El lugar del Estado y el juego empresarial
A lo largo del siglo xix y hasta el primer tercio del siglo xx se instaura una crisis del liberalismo jalonada por las tensiones propias entre la dogmática del laissez-faire y las preocupaciones por el bienestar social de la población (liberalismo social, reformismo social). Más precisamente, lo que se constituye en estimulador de la crisis es el problema del gobierno y la posición del Estado. Laval y Dardot (2013) sostienen que la llamada crisis del liberalismo no es otra cosa que crisis de la gubernamentalidad liberal, pensada en términos de la política, la economía y lo social. El denominado reformismo social liberal del siglo xix orienta la acción del Estado para enfrentar los cambios en la estructura del capitalismo, las luchas de clase que amenazaban la propiedad privada y las nuevas correlaciones de fuerza entre las naciones. Ya desde principios del siglo xix las divergencias entre J. S. Mill y Alexis de Tocqueville muestran de qué manera el tema de la intervención del Estado se constituía en nuclear en el avance, desarrollo y posterior crisis del liberalismo. Mientras que Tocqueville defiende la tesis de la democracia como fundamentada en el poder directo del pueblo (lo que hace que los gobiernos posean un poder inmenso y tutelar), Mill señala que la democracia debe ofrecer la garantía del gobierno del pueblo en función del bien de todos.
Como consecuencia de la problematización del lugar del Estado en la civilización mercantil en el siglo xix, el dogma del laissez-faire fue puesto en discusión. En On socialism el mismo Mill sienta las bases para la acción estatal al sugerir una suerte de relativismo del derecho de propiedad en favor del bien común. La reacción de Herbert Spencer no se hizo esperar. En su contraofensiva con los reformistas sociales tipo Bentham, reivindica un utilitarismo evolucionista y biológico. En una suerte de evolucionismo social, su sociedad es vista como un organismo evolutivo conducido de la horda a la civilización industrial, en la cual los individuos más débiles deben perecer. Spencer se mostró contrario a quienes sostenían la tesis de que el Estado se definía por la potestad para la creación de derechos (Jeremy Bentham y sus seguidores). Al culpar a Bentham de elevar a fin supremo del Estado el bienestar del pueblo, sugiere que el Estado es simplemente un garante de los contratos libremente consentidos entre los individuos.
El dogma del laissez-faire del liberalismo clásico considera al mercado como una realidad natural, sometida a leyes que, de no ser afectadas desde el exterior, se encauzarán espontáneamente con una tendencia a la igualdad de los intervinientes en ella. Con ello, el tema de la intervención del Estado queda problematizado dentro de la racionalidad liberal. Alrededor de ello, como uno de los focos siempre presentes en la discusión económica mundial durante los siglos xix y xx, se fueron construyendo discursos y dispositivos diversos que, poco a poco, relocalizaron al Estado no solamente en la dinámica internacional de mercado, sino, y esto lo desarrollaremos más adelante, en el juego de la gubernamentalidad de los individuos. Esto no resulta ser de importancia despreciable, toda vez que lo que se pone en juego es el papel que debe o no cumplir el Estado en el aseguramiento de las condiciones de vida dignas y de bienestar para toda la población.

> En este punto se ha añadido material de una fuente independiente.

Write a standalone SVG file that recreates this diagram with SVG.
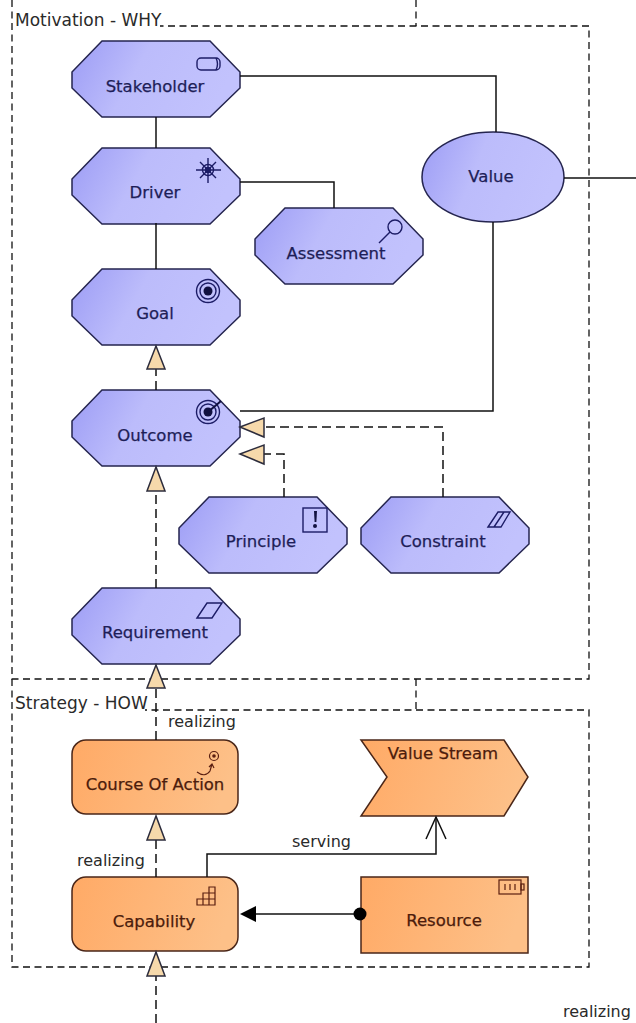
<svg xmlns="http://www.w3.org/2000/svg" width="636" height="1023" viewBox="0 0 636 1023">
<style>
text{font-family:"DejaVu Sans",sans-serif;font-size:16.5px;text-anchor:middle}
.m{fill:url(#blue);stroke:#25254f;stroke-width:1.5}
.s{fill:url(#orange);stroke:#4a2618;stroke-width:1.5}
.mt{fill:#1e1e58;stroke:#1e1e58;stroke-width:.25}
.st{fill:#4c1c0c;stroke:#4c1c0c;stroke-width:.25}
.lab{fill:#2a2a2a;text-anchor:start;font-size:16px}
.grp{fill:#2a2a2a;text-anchor:start;font-size:17px}
.box{fill:none;stroke:#111;stroke-width:1.3;stroke-dasharray:7 4.5}
.c{fill:none;stroke:#111;stroke-width:1.5}
.d{fill:none;stroke:#111;stroke-width:1.5;stroke-dasharray:9 5}
.tri{fill:#f6d9ab;stroke:#2c2c3c;stroke-width:1.5}
.ib{fill:none;stroke:#1c1c66;stroke-width:1.4}
.ibf{fill:#111140;stroke:none}
.io{fill:none;stroke:#5a1e10;stroke-width:1.2}
</style>
<defs>
<linearGradient id="blue" x1="0" y1="0" x2="1" y2="0.25"><stop offset="0" stop-color="#9c9cf5"/><stop offset="0.45" stop-color="#bcbcfb"/><stop offset="1" stop-color="#c2c2fd"/></linearGradient>
<linearGradient id="orange" x1="0" y1="0" x2="1" y2="0.15"><stop offset="0" stop-color="#ffaa66"/><stop offset="1" stop-color="#fdc088"/></linearGradient>
<polygon id="hex" points="30,0 138,0 168,31 168,47 138,76 30,76 0,47 0,31"/>
</defs>
<g id="groups">
<path class="box" d="M12 0V679H589V26H160"/>
<path class="box" d="M416 0V26"/>
<path class="box" d="M416 679V710"/>
<path class="box" d="M12 679V967H589V710H145"/>
<text class="grp" x="15" y="26">Motivation - WHY</text>
<text class="grp" x="15" y="709">Strategy - HOW</text>
</g>
<g id="stakeholder"><use href="#hex" x="72" y="41" class="m"/>
<rect class="ib" x="197" y="58" width="23" height="12" rx="4"/><path class="ib" d="M216 58q3 6 0 12"/>
<text class="mt" x="155" y="92">Stakeholder</text></g>
<g id="driver"><use href="#hex" x="72" y="148" class="m"/>
<g class="ib"><circle cx="208" cy="170" r="5.5"/><circle cx="208" cy="170" r="2.5" fill="#111140"/><path d="M208 158V183M196 170H221M200 162L216 178M216 162L200 178"/></g>
<text class="mt" x="155" y="198">Driver</text></g>
<g id="assessment"><use href="#hex" x="255" y="208" class="m"/>
<circle class="ib" cx="395" cy="227" r="7"/><path class="ib" d="M390 232L379 243"/>
<text class="mt" x="336" y="259">Assessment</text></g>
<g id="goal"><use href="#hex" x="72" y="269" class="m"/>
<circle class="ib" cx="208" cy="291" r="11.5"/><circle class="ib" cx="208" cy="291" r="8"/><circle class="ibf" cx="208" cy="291" r="4.5"/>
<text class="mt" x="155" y="319">Goal</text></g>
<g id="value"><ellipse class="m" cx="493" cy="177" rx="71" ry="45"/>
<text class="mt" x="491" y="182">Value</text></g>
<g id="outcome"><use href="#hex" x="72" y="390" class="m"/>
<circle class="ib" cx="208" cy="412" r="11.5"/><circle class="ib" cx="208" cy="412" r="8"/><circle class="ibf" cx="208" cy="412" r="4.5"/><path d="M208 412L221 401" stroke="#111140" stroke-width="2"/>
<text class="mt" x="155" y="441">Outcome</text></g>
<g id="principle"><use href="#hex" x="179" y="497" class="m"/>
<rect class="ib" x="303" y="508" width="24" height="24"/><path d="M314 511h3l-.6 11h-1.8z" class="ibf"/><circle class="ibf" cx="315" cy="526" r="2"/>
<text class="mt" x="261" y="547">Principle</text></g>
<g id="constraint"><use href="#hex" x="361" y="497" class="m"/>
<path class="ib" d="M488 527L498 512H510L501 527ZM494 527L504 512"/>
<text class="mt" x="443" y="547">Constraint</text></g>
<g id="requirement"><use href="#hex" x="72" y="588" class="m"/>
<path class="ib" d="M197 618L207 603H222L212 618Z"/>
<text class="mt" x="155" y="638">Requirement</text></g>
<g id="course-of-action"><rect class="s" x="72" y="740" width="166" height="74" rx="14"/>
<circle class="io" cx="214" cy="756" r="4.5"/><circle cx="214" cy="756" r="1.8" fill="#5a1e10"/><path class="io" d="M197 772q8 6 13-1l2-7M209 767l3-3 2 4"/>
<text class="st" x="155" y="790">Course Of Action</text></g>
<g id="capability"><rect class="s" x="72" y="877" width="166" height="74" rx="14"/>
<path class="io" d="M197 905V899H203V893H209V887H215V905ZM203 899V905M209 893V905M203 899H215M209 893H215"/>
<text class="st" x="154" y="927">Capability</text></g>
<g id="value-stream"><polygon class="s" points="361,740 504,740 528,777 504,816 361,816 387,777"/>
<text class="st" x="443" y="759">Value Stream</text></g>
<g id="resource"><rect class="s" x="361" y="877" width="167" height="76"/>
<rect class="io" x="499" y="880" width="22" height="14"/><rect class="io" x="521" y="884" width="3" height="6"/><path class="io" d="M505 884V890M510 884V890M515 884V890"/>
<text class="st" x="444" y="926">Resource</text></g>
<g id="connectors">
<path class="c" d="M240 76H496V132"/>
<path class="c" d="M156 117V148"/>
<path class="c" d="M156 223V269"/>
<path class="c" d="M240 182H334V208"/>
<path class="c" d="M564 178H636"/>
<path class="c" d="M493 222V411H240"/>
<path class="d" d="M156 390V369"/>
<path class="d" d="M156 588V491"/>
<path class="d" d="M156 740V688"/>
<path class="d" d="M156 877V840"/>
<path class="d" d="M156 1023V976"/>
<path class="d" d="M443 497V427H264"/>
<path class="d" d="M284 497V454H264"/>
<path class="c" d="M207 877V854H436V817"/>
<path class="c" d="M426 839L436 817L446 839"/>
<path class="c" d="M360 914H250"/>
<circle cx="360" cy="914" r="6.5" fill="#000"/>
<polygon points="240,914 256,906 256,922" fill="#000"/>
<polygon class="tri" points="156,346 147,369 165,369"/>
<polygon class="tri" points="156,467 147,491 165,491"/>
<polygon class="tri" points="156,665 147,688 165,688"/>
<polygon class="tri" points="156,816 147,840 165,840"/>
<polygon class="tri" points="156,952 147,976 165,976"/>
<polygon class="tri" points="240,427 264,418 264,437"/>
<polygon class="tri" points="240,454 264,445 264,464"/>
<text class="lab" x="168" y="727">realizing</text>
<text class="lab" x="77" y="866">realizing</text>
<text class="lab" x="292" y="847">serving</text>
<text class="lab" x="563" y="1017">realizing</text>
</g>
</svg>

De la certeza decimonónica de que gobernar es gobernar poco y cada vez menos, hemos pasado en el presente a afirmar que el Estado, lejos de ser eliminado o debilitado, transforma sus objetivos y gobierna con unos fines que han variado. Ahora se orienta al fortalecimiento del mercado, asumiéndolo como lógica normativa del funcionamiento generalizado para la población, para cada individuo y para sí mismo. La labor del Estado consistirá, por tanto, no en intervenir en los jugadores de este juego del mercado, sino sobre las reglas del juego de este (Foucault, 2007). Además, tornándose a sí mismo una empresa, se hace juez y parte en la medida en que participa de las reglas del juego (del sistema legal) que ha creado (Laval y Dardot, 2013). En tanto que la economía es vista como un juego estratégico en el que lo que se pone en circulación es la libertad de los individuos para mostrar su competencia y competir, resulta claro que el Estado no puede comprometerse ni con la regulación absoluta de la economía ni con la desregulación del mercado, pues ambos polos afectan las condiciones básicas del mercado y, por lo tanto, la libertad de los participantes del juego. Así vista, la acción del Estado busca ofrecer las condiciones (milieu) para el buen funcionamiento de una estructura de competencia entre los jugadores y promover el juego entre personas libres.